What you are asked to do: Transcribe the listing that follows in full, omitting pictures.

● ● ●

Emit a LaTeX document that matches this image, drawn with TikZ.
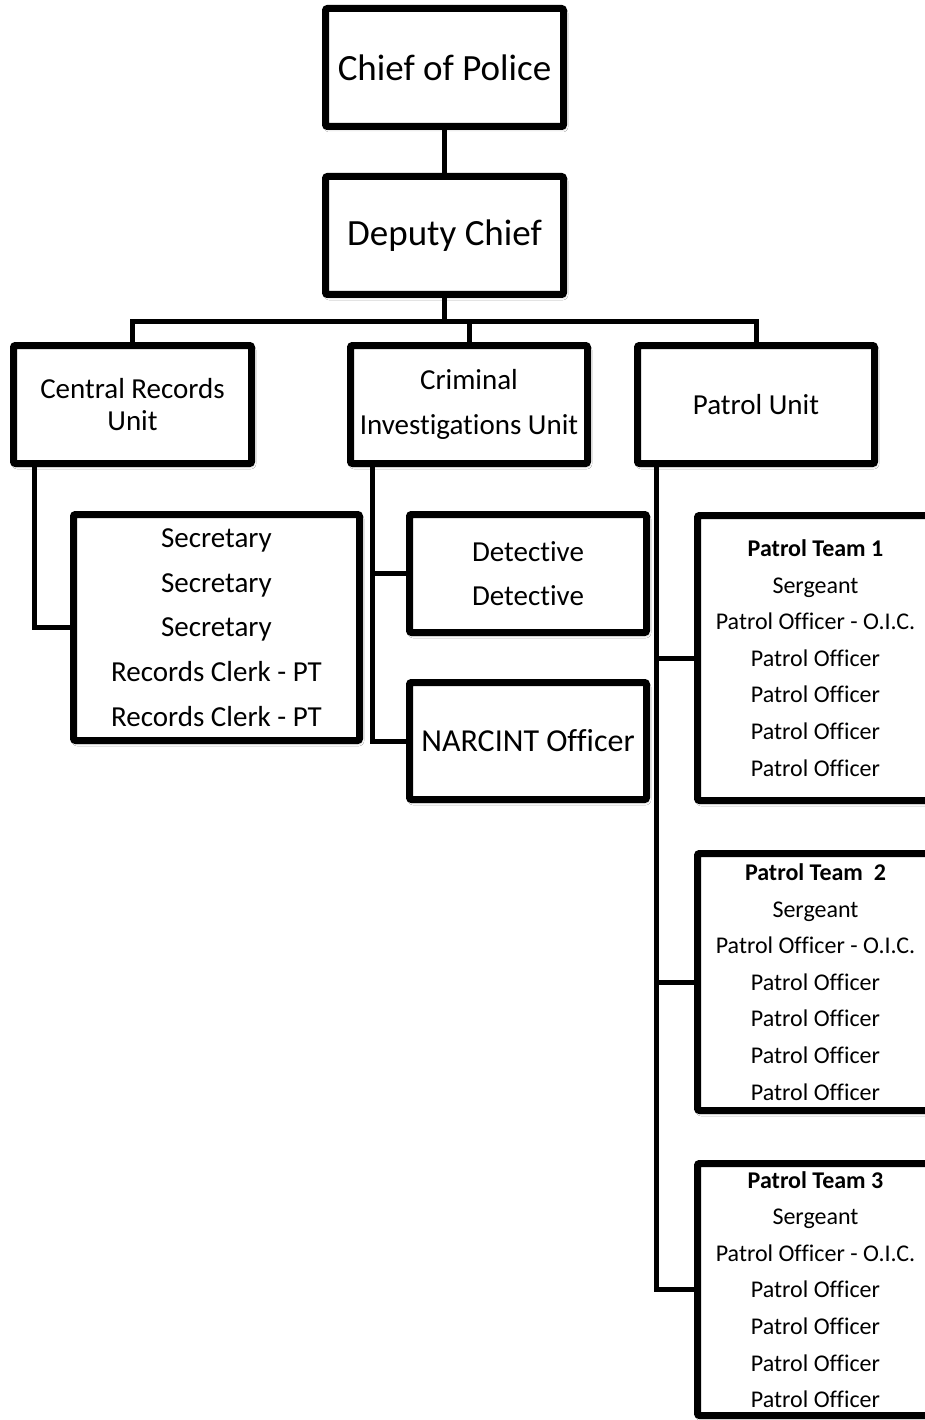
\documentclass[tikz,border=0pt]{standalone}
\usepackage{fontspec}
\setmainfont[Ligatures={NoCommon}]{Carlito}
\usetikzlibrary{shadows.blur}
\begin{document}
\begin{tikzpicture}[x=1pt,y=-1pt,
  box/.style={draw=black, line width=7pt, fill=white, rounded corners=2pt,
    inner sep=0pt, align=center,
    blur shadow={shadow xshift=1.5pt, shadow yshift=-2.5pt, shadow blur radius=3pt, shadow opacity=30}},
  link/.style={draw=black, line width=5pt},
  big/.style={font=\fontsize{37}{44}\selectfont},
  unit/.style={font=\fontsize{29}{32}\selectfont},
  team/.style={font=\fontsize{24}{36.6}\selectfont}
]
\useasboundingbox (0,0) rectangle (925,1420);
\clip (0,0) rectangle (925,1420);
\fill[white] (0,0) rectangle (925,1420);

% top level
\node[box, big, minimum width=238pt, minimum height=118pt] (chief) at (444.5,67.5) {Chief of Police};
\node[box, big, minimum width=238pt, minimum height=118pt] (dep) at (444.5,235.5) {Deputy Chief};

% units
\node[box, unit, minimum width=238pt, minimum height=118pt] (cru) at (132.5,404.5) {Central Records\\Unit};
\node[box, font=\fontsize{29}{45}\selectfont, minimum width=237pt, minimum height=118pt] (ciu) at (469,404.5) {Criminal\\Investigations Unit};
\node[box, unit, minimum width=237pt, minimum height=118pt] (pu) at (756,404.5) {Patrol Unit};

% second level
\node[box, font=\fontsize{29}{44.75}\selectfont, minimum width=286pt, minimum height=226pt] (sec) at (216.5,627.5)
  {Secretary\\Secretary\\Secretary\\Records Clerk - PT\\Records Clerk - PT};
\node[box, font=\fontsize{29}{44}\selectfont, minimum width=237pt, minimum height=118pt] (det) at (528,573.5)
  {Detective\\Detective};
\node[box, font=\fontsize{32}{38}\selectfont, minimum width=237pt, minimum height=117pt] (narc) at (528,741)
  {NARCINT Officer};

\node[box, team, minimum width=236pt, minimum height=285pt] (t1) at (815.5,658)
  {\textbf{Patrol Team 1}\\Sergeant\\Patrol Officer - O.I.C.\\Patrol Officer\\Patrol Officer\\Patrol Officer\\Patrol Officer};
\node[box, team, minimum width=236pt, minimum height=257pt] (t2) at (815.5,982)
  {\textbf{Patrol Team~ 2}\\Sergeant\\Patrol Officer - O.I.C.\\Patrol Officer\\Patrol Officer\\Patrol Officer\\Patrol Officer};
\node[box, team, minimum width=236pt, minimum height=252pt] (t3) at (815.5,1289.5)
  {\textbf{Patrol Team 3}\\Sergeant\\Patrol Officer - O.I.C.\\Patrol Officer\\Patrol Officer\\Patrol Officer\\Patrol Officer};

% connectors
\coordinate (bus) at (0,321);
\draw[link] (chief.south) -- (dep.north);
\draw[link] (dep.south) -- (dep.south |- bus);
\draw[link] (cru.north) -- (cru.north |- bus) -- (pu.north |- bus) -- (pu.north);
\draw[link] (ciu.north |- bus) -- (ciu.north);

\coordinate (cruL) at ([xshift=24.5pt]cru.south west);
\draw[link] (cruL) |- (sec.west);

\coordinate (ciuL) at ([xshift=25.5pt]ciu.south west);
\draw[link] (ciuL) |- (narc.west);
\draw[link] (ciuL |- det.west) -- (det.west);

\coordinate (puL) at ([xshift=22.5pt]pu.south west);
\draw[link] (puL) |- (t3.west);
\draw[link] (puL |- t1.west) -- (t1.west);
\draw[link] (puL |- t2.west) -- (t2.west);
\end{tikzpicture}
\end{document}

● ● ●

Solution to this task:
Emit a LaTeX document that matches this image, drawn with TikZ.
\documentclass[tikz,border=0pt]{standalone}
\usepackage{fontspec}
\setmainfont[Ligatures={NoCommon}]{Carlito}
\usetikzlibrary{shadows.blur}
\begin{document}
\begin{tikzpicture}[x=1pt,y=-1pt,
  box/.style={draw=black, line width=7pt, fill=white, rounded corners=2pt,
    inner sep=0pt, align=center,
    blur shadow={shadow xshift=1.5pt, shadow yshift=-2.5pt, shadow blur radius=3pt, shadow opacity=30}},
  link/.style={draw=black, line width=5pt},
  big/.style={font=\fontsize{37}{44}\selectfont},
  unit/.style={font=\fontsize{29}{32}\selectfont},
  team/.style={font=\fontsize{24}{36.6}\selectfont}
]
\useasboundingbox (0,0) rectangle (925,1420);
\clip (0,0) rectangle (925,1420);
\fill[white] (0,0) rectangle (925,1420);

% top level
\node[box, big, minimum width=238pt, minimum height=118pt] (chief) at (444.5,67.5) {Chief of Police};
\node[box, big, minimum width=238pt, minimum height=118pt] (dep) at (444.5,235.5) {Deputy Chief};

% units
\node[box, unit, minimum width=238pt, minimum height=118pt] (cru) at (132.5,404.5) {Central Records\\Unit};
\node[box, font=\fontsize{29}{45}\selectfont, minimum width=237pt, minimum height=118pt] (ciu) at (469,404.5) {Criminal\\Investigations Unit};
\node[box, unit, minimum width=237pt, minimum height=118pt] (pu) at (756,404.5) {Patrol Unit};

% second level
\node[box, font=\fontsize{29}{44.75}\selectfont, minimum width=286pt, minimum height=226pt] (sec) at (216.5,627.5)
  {Secretary\\Secretary\\Secretary\\Records Clerk - PT\\Records Clerk - PT};
\node[box, font=\fontsize{29}{44}\selectfont, minimum width=237pt, minimum height=118pt] (det) at (528,573.5)
  {Detective\\Detective};
\node[box, font=\fontsize{32}{38}\selectfont, minimum width=237pt, minimum height=117pt] (narc) at (528,741)
  {NARCINT Officer};

\node[box, team, minimum width=236pt, minimum height=285pt] (t1) at (815.5,658)
  {\textbf{Patrol Team 1}\\Sergeant\\Patrol Officer - O.I.C.\\Patrol Officer\\Patrol Officer\\Patrol Officer\\Patrol Officer};
\node[box, team, minimum width=236pt, minimum height=257pt] (t2) at (815.5,982)
  {\textbf{Patrol Team~ 2}\\Sergeant\\Patrol Officer - O.I.C.\\Patrol Officer\\Patrol Officer\\Patrol Officer\\Patrol Officer};
\node[box, team, minimum width=236pt, minimum height=252pt] (t3) at (815.5,1289.5)
  {\textbf{Patrol Team 3}\\Sergeant\\Patrol Officer - O.I.C.\\Patrol Officer\\Patrol Officer\\Patrol Officer\\Patrol Officer};

% connectors
\coordinate (bus) at (0,321);
\draw[link] (chief.south) -- (dep.north);
\draw[link] (dep.south) -- (dep.south |- bus);
\draw[link] (cru.north) -- (cru.north |- bus) -- (pu.north |- bus) -- (pu.north);
\draw[link] (ciu.north |- bus) -- (ciu.north);

\coordinate (cruL) at ([xshift=24.5pt]cru.south west);
\draw[link] (cruL) |- (sec.west);

\coordinate (ciuL) at ([xshift=25.5pt]ciu.south west);
\draw[link] (ciuL) |- (narc.west);
\draw[link] (ciuL |- det.west) -- (det.west);

\coordinate (puL) at ([xshift=22.5pt]pu.south west);
\draw[link] (puL) |- (t3.west);
\draw[link] (puL |- t1.west) -- (t1.west);
\draw[link] (puL |- t2.west) -- (t2.west);
\end{tikzpicture}
\end{document}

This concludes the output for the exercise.